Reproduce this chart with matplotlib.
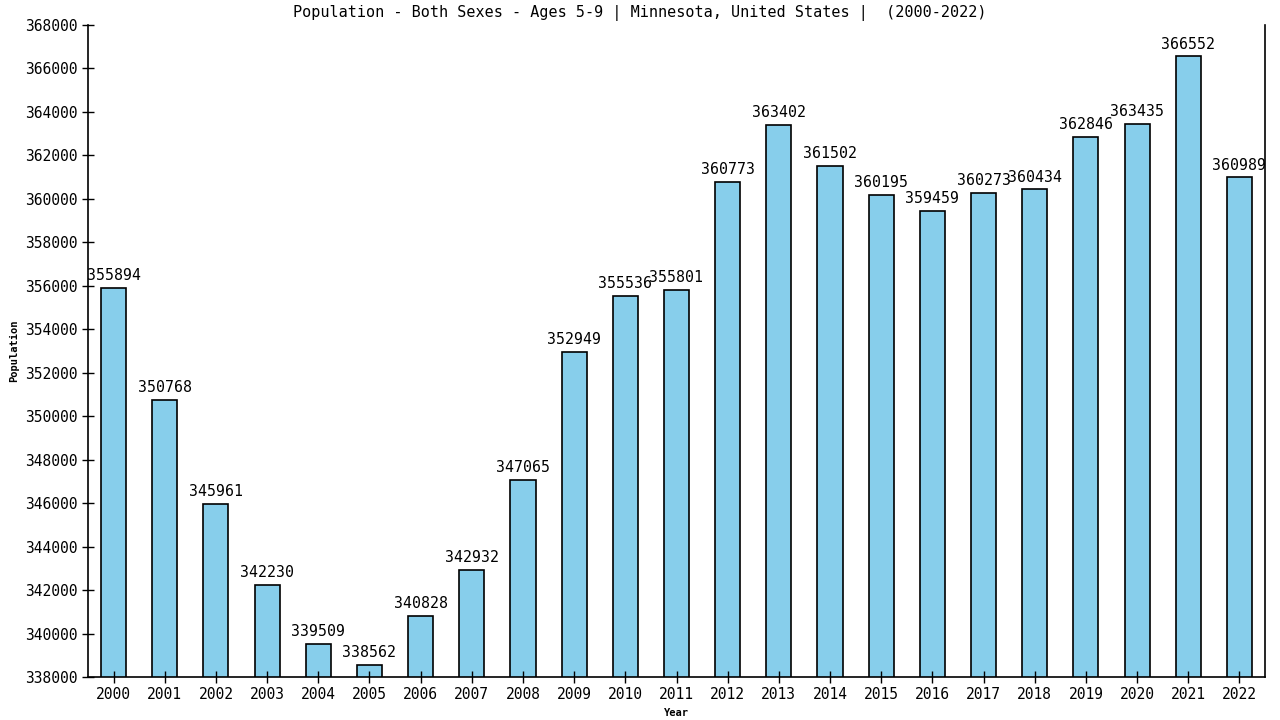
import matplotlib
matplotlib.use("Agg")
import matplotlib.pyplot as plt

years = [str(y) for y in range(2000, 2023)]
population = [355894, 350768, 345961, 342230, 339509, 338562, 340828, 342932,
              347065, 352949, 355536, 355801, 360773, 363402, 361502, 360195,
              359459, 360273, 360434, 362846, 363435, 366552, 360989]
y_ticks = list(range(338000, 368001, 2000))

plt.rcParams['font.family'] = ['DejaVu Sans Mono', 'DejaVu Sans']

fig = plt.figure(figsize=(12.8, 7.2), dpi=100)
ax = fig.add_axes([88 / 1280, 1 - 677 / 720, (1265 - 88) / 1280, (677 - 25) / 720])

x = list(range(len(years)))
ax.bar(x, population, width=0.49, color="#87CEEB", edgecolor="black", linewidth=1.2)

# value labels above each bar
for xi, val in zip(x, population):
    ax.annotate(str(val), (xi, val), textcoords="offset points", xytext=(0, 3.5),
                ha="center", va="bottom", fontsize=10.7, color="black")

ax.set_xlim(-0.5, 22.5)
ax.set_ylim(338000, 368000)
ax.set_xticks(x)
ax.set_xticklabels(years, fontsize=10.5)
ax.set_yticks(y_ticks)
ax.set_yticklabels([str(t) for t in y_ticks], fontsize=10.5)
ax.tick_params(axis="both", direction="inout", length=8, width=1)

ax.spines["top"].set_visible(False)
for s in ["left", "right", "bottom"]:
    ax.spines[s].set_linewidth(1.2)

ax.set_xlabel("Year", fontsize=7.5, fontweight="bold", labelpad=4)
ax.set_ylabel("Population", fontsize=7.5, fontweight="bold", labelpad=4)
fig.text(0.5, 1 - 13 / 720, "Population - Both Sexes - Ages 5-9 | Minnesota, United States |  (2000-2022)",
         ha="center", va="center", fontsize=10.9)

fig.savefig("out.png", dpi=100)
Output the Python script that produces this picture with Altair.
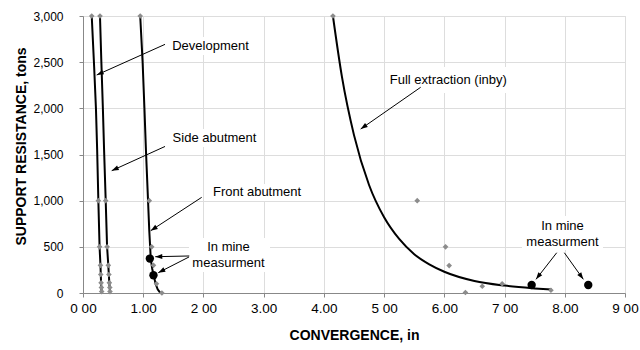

--------------------------------------------------

PROBLEM
Each entry above should be reproduced exactly, with the pictures removed.

RESULT OF THIS EXERCISE
Reproduce this chart with matplotlib.
import matplotlib
matplotlib.use("Agg")
import matplotlib.pyplot as plt

years = [str(y) for y in range(2000, 2023)]
population = [355894, 350768, 345961, 342230, 339509, 338562, 340828, 342932,
              347065, 352949, 355536, 355801, 360773, 363402, 361502, 360195,
              359459, 360273, 360434, 362846, 363435, 366552, 360989]
y_ticks = list(range(338000, 368001, 2000))

plt.rcParams['font.family'] = ['DejaVu Sans Mono', 'DejaVu Sans']

fig = plt.figure(figsize=(12.8, 7.2), dpi=100)
ax = fig.add_axes([88 / 1280, 1 - 677 / 720, (1265 - 88) / 1280, (677 - 25) / 720])

x = list(range(len(years)))
ax.bar(x, population, width=0.49, color="#87CEEB", edgecolor="black", linewidth=1.2)

# value labels above each bar
for xi, val in zip(x, population):
    ax.annotate(str(val), (xi, val), textcoords="offset points", xytext=(0, 3.5),
                ha="center", va="bottom", fontsize=10.7, color="black")

ax.set_xlim(-0.5, 22.5)
ax.set_ylim(338000, 368000)
ax.set_xticks(x)
ax.set_xticklabels(years, fontsize=10.5)
ax.set_yticks(y_ticks)
ax.set_yticklabels([str(t) for t in y_ticks], fontsize=10.5)
ax.tick_params(axis="both", direction="inout", length=8, width=1)

ax.spines["top"].set_visible(False)
for s in ["left", "right", "bottom"]:
    ax.spines[s].set_linewidth(1.2)

ax.set_xlabel("Year", fontsize=7.5, fontweight="bold", labelpad=4)
ax.set_ylabel("Population", fontsize=7.5, fontweight="bold", labelpad=4)
fig.text(0.5, 1 - 13 / 720, "Population - Both Sexes - Ages 5-9 | Minnesota, United States |  (2000-2022)",
         ha="center", va="center", fontsize=10.9)

fig.savefig("out.png", dpi=100)
Output the Python script that produces this picture with Altair.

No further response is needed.